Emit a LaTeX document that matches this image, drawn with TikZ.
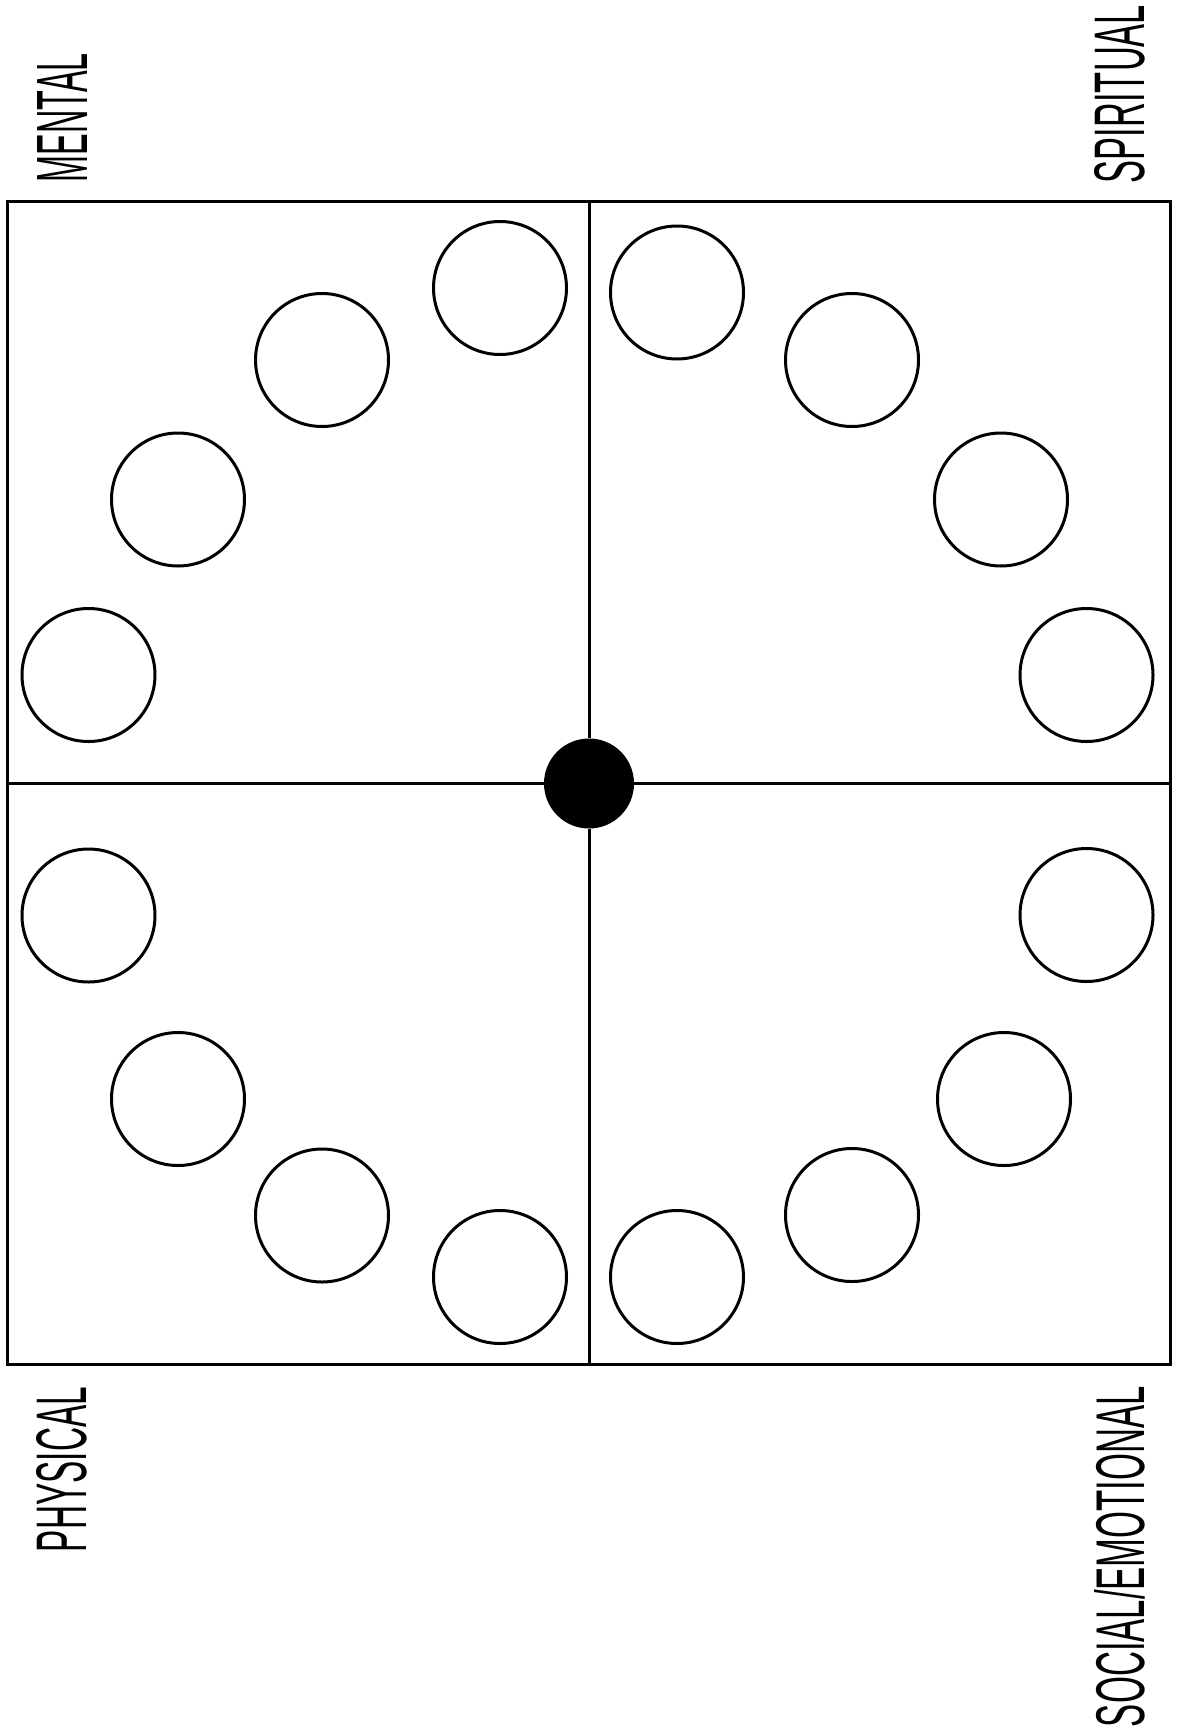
\documentclass[tikz,border=0pt]{standalone}
\usepackage{fontspec}
\setmainfont{Liberation Sans}
\usepackage{graphicx}
\begin{document}
\begin{tikzpicture}[x=1pt,y=-1pt,
  ring/.style={circle,draw=black,line width=3pt,minimum size=133pt,inner sep=0pt,fill=white},
  hub/.style={circle,fill=black,minimum size=90pt,inner sep=0pt},
  frameline/.style={line width=3pt,draw=black},
  label/.style={rotate=90,inner sep=0pt,anchor=center}]
\fill[white] (0,0) rectangle (1177,1734);
\useasboundingbox (0,0) rectangle (1177,1734);

% frame and dividers
\coordinate (tl) at (7,201);
\coordinate (br) at (1170,1364);
\coordinate (topmid) at (589,201);
\coordinate (botmid) at (589,1364);
\coordinate (leftmid) at (7,783.5);
\coordinate (rightmid) at (1170,783.5);
\draw[frameline] (tl) rectangle (br);
\node[hub] (hub) at (589,783.5) {};
\draw[frameline] (topmid) -- (hub);
\draw[frameline] (hub) -- (botmid);
\draw[frameline] (leftmid) -- (hub);
\draw[frameline] (hub) -- (rightmid);

% top-left
\node[ring] (m1) at (500,288) {};
\node[ring] (m2) at (322,360) {};
\node[ring] (m3) at (178,499.5) {};
\node[ring] (m4) at (88.5,675) {};
% top-right
\node[ring] (s1) at (677,292.5) {};
\node[ring] (s2) at (852,360) {};
\node[ring] (s3) at (1001,499.5) {};
\node[ring] (s4) at (1086.5,675) {};
% bottom-left
\node[ring] (p1) at (88.5,915.5) {};
\node[ring] (p2) at (178,1099) {};
\node[ring] (p3) at (322,1215.5) {};
\node[ring] (p4) at (500,1277) {};
% bottom-right
\node[ring] (e1) at (1086.5,915) {};
\node[ring] (e2) at (1004,1099) {};
\node[ring] (e3) at (852,1215) {};
\node[ring] (e4) at (677,1277) {};

% labels
\node[label] (mental) at (62,117.5) {\resizebox{129pt}{50pt}{MENTAL}};
\node[label] (spiritual) at (1120,94) {\resizebox{178pt}{50pt}{SPIRITUAL}};
\node[label] (physical) at (62,1469.5) {\resizebox{165pt}{50pt}{PHYSICAL}};
\node[label] (social) at (1119.5,1556.5) {\resizebox{341pt}{50pt}{\raisebox{0pt}[\height][0pt]{SOCIAL/EMOTIONAL}}};
\end{tikzpicture}
\end{document}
=====
Aim:
Only lines belong in the copy: transcribe those from the start of the data through the line that contains "(e4) at (677,1277)", and skip the pictures.

Response to this exercise:
Emit a LaTeX document that matches this image, drawn with TikZ.
\documentclass[tikz,border=0pt]{standalone}
\usepackage{fontspec}
\setmainfont{Liberation Sans}
\usepackage{graphicx}
\begin{document}
\begin{tikzpicture}[x=1pt,y=-1pt,
  ring/.style={circle,draw=black,line width=3pt,minimum size=133pt,inner sep=0pt,fill=white},
  hub/.style={circle,fill=black,minimum size=90pt,inner sep=0pt},
  frameline/.style={line width=3pt,draw=black},
  label/.style={rotate=90,inner sep=0pt,anchor=center}]
\fill[white] (0,0) rectangle (1177,1734);
\useasboundingbox (0,0) rectangle (1177,1734);

% frame and dividers
\coordinate (tl) at (7,201);
\coordinate (br) at (1170,1364);
\coordinate (topmid) at (589,201);
\coordinate (botmid) at (589,1364);
\coordinate (leftmid) at (7,783.5);
\coordinate (rightmid) at (1170,783.5);
\draw[frameline] (tl) rectangle (br);
\node[hub] (hub) at (589,783.5) {};
\draw[frameline] (topmid) -- (hub);
\draw[frameline] (hub) -- (botmid);
\draw[frameline] (leftmid) -- (hub);
\draw[frameline] (hub) -- (rightmid);

% top-left
\node[ring] (m1) at (500,288) {};
\node[ring] (m2) at (322,360) {};
\node[ring] (m3) at (178,499.5) {};
\node[ring] (m4) at (88.5,675) {};
% top-right
\node[ring] (s1) at (677,292.5) {};
\node[ring] (s2) at (852,360) {};
\node[ring] (s3) at (1001,499.5) {};
\node[ring] (s4) at (1086.5,675) {};
% bottom-left
\node[ring] (p1) at (88.5,915.5) {};
\node[ring] (p2) at (178,1099) {};
\node[ring] (p3) at (322,1215.5) {};
\node[ring] (p4) at (500,1277) {};
% bottom-right
\node[ring] (e1) at (1086.5,915) {};
\node[ring] (e2) at (1004,1099) {};
\node[ring] (e3) at (852,1215) {};
\node[ring] (e4) at (677,1277) {};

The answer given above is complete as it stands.